PROMPT: Take the records below and print them verbatim up to and including the line that carries "const yMinor = minorOf(yMajor);".

[Source code of charts]
╭──
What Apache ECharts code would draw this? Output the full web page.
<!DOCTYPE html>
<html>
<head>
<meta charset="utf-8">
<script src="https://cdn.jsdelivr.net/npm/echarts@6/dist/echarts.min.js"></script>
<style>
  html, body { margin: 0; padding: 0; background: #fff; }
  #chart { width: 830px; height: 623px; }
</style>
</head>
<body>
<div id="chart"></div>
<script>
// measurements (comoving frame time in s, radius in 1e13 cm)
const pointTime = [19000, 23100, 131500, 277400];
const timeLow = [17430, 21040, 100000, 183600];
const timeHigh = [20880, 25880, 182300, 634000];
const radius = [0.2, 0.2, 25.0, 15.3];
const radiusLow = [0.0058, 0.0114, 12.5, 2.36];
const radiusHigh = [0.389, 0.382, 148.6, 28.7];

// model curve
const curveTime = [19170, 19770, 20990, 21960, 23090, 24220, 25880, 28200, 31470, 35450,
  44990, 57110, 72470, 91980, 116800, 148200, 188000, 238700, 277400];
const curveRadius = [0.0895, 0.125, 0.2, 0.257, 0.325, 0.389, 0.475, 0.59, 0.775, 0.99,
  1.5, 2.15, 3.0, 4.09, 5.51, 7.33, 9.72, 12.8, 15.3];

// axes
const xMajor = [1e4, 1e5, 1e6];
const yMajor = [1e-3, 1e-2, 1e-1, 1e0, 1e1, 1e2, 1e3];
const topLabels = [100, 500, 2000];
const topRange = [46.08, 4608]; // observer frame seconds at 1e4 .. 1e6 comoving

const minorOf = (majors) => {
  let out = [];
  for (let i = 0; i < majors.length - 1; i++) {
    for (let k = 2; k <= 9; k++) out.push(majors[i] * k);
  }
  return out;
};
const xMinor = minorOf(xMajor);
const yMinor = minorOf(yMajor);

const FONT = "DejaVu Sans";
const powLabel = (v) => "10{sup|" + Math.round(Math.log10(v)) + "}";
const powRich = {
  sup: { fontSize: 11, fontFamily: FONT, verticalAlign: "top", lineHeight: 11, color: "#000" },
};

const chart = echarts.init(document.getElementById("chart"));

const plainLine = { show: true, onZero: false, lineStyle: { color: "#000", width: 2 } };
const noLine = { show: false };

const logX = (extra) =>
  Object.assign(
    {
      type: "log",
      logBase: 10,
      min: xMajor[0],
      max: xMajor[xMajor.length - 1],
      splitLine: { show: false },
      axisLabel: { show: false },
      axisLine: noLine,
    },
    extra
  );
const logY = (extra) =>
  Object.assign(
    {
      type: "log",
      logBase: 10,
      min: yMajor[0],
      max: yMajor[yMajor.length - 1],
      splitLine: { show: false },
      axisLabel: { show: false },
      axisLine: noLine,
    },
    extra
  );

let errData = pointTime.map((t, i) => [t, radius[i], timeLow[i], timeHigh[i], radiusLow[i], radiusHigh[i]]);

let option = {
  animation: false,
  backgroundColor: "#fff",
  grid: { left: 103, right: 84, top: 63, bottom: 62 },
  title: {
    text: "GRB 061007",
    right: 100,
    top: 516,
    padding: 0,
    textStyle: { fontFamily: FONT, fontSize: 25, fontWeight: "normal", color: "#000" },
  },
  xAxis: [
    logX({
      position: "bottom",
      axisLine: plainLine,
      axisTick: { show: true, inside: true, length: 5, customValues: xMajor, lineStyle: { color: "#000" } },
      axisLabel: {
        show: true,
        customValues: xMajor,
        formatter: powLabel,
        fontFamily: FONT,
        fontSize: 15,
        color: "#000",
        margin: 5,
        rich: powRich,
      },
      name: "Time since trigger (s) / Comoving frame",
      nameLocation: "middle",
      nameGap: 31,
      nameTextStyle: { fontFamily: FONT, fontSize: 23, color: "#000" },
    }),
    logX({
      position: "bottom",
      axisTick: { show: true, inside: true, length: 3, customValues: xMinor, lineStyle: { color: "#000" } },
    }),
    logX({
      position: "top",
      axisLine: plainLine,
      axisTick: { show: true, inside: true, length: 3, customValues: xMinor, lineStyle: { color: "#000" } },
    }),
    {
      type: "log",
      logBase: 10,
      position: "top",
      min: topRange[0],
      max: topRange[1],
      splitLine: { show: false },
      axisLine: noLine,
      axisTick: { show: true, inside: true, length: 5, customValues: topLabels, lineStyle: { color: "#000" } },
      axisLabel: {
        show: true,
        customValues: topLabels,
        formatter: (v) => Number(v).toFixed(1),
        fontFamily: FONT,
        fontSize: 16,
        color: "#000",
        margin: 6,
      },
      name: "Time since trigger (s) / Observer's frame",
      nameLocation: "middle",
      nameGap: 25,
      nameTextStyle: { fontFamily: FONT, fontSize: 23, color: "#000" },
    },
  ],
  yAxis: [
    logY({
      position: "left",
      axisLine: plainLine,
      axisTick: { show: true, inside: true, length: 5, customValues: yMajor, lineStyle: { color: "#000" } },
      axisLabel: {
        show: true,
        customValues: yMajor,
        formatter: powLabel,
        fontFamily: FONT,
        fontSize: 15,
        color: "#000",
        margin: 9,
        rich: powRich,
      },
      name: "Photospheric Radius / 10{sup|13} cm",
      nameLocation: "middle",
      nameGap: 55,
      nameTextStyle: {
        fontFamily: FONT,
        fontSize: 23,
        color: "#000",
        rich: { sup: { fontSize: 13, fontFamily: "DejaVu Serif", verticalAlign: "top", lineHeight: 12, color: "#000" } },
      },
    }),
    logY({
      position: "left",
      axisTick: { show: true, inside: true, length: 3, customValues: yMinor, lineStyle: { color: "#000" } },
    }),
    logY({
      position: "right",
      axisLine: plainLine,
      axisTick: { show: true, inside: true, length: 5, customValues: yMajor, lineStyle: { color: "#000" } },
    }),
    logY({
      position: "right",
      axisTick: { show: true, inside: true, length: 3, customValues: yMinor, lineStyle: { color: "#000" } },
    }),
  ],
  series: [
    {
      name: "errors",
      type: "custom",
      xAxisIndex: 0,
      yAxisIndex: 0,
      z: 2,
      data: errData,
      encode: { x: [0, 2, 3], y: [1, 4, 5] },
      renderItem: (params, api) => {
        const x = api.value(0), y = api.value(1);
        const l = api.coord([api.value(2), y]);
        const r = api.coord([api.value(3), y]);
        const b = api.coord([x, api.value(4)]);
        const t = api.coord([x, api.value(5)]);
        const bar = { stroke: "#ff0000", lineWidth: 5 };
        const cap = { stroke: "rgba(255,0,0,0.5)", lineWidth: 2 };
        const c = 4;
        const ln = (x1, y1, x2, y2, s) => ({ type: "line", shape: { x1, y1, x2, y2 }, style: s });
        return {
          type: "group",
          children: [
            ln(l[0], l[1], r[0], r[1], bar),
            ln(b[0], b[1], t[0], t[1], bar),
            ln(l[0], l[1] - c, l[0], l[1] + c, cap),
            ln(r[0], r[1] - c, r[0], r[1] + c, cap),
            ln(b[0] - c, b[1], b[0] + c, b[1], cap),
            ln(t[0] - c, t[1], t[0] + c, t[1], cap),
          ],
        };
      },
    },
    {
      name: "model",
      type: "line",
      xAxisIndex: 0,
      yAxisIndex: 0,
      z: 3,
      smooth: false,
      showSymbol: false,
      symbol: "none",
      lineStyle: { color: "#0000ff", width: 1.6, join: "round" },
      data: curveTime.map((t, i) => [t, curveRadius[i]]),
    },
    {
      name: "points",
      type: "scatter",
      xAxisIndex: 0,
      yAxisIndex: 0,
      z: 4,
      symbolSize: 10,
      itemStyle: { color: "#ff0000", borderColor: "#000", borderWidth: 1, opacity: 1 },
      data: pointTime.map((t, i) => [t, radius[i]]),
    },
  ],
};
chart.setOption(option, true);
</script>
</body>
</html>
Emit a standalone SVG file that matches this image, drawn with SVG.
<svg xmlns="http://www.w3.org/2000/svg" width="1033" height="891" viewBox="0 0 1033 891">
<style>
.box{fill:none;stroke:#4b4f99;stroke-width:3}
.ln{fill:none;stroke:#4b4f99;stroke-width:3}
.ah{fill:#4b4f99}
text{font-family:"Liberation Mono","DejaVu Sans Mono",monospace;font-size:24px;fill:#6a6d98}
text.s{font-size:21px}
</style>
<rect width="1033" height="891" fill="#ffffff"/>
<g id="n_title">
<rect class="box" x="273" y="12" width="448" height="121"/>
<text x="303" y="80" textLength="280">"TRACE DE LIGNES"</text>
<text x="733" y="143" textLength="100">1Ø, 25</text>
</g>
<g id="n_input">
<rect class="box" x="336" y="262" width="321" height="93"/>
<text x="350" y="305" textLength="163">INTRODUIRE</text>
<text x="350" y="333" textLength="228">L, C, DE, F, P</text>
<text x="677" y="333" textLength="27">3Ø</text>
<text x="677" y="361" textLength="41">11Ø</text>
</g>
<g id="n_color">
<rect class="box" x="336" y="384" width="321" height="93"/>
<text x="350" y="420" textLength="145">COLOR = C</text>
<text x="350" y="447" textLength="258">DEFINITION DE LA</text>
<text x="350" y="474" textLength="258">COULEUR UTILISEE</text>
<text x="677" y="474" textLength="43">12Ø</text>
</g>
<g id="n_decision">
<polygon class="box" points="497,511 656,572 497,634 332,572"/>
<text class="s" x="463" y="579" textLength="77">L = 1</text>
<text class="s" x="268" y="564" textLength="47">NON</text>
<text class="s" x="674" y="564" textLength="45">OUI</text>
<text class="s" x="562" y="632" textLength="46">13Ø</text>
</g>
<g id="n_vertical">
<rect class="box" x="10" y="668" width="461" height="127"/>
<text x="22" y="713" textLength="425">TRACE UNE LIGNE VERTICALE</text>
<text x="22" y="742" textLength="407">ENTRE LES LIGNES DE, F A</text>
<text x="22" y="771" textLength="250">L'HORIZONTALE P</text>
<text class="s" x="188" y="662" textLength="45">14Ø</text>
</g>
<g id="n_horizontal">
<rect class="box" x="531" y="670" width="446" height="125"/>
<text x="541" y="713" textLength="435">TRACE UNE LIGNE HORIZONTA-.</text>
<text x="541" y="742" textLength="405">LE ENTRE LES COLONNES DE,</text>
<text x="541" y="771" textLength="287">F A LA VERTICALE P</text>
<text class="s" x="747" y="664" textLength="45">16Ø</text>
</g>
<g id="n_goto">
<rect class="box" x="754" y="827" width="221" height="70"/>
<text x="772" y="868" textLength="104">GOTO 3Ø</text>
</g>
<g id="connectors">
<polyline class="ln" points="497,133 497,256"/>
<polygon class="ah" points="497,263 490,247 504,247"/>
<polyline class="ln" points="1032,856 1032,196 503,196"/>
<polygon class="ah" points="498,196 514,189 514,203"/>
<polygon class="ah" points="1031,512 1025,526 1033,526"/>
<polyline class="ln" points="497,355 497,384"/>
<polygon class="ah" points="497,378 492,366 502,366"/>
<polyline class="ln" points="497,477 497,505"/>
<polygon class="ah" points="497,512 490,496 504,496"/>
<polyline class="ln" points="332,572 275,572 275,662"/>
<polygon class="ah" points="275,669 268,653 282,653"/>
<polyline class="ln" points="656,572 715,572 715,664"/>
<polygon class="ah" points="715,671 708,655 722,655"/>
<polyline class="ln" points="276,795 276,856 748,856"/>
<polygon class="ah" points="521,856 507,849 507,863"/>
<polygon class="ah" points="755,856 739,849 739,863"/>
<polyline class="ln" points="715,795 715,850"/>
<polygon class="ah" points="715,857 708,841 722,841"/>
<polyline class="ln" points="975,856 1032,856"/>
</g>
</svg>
╰──
OUTPUT BELOW:
What Apache ECharts code would draw this? Output the full web page.
<!DOCTYPE html>
<html>
<head>
<meta charset="utf-8">
<script src="https://cdn.jsdelivr.net/npm/echarts@6/dist/echarts.min.js"></script>
<style>
  html, body { margin: 0; padding: 0; background: #fff; }
  #chart { width: 830px; height: 623px; }
</style>
</head>
<body>
<div id="chart"></div>
<script>
// measurements (comoving frame time in s, radius in 1e13 cm)
const pointTime = [19000, 23100, 131500, 277400];
const timeLow = [17430, 21040, 100000, 183600];
const timeHigh = [20880, 25880, 182300, 634000];
const radius = [0.2, 0.2, 25.0, 15.3];
const radiusLow = [0.0058, 0.0114, 12.5, 2.36];
const radiusHigh = [0.389, 0.382, 148.6, 28.7];

// model curve
const curveTime = [19170, 19770, 20990, 21960, 23090, 24220, 25880, 28200, 31470, 35450,
  44990, 57110, 72470, 91980, 116800, 148200, 188000, 238700, 277400];
const curveRadius = [0.0895, 0.125, 0.2, 0.257, 0.325, 0.389, 0.475, 0.59, 0.775, 0.99,
  1.5, 2.15, 3.0, 4.09, 5.51, 7.33, 9.72, 12.8, 15.3];

// axes
const xMajor = [1e4, 1e5, 1e6];
const yMajor = [1e-3, 1e-2, 1e-1, 1e0, 1e1, 1e2, 1e3];
const topLabels = [100, 500, 2000];
const topRange = [46.08, 4608]; // observer frame seconds at 1e4 .. 1e6 comoving

const minorOf = (majors) => {
  let out = [];
  for (let i = 0; i < majors.length - 1; i++) {
    for (let k = 2; k <= 9; k++) out.push(majors[i] * k);
  }
  return out;
};
const xMinor = minorOf(xMajor);
const yMinor = minorOf(yMajor);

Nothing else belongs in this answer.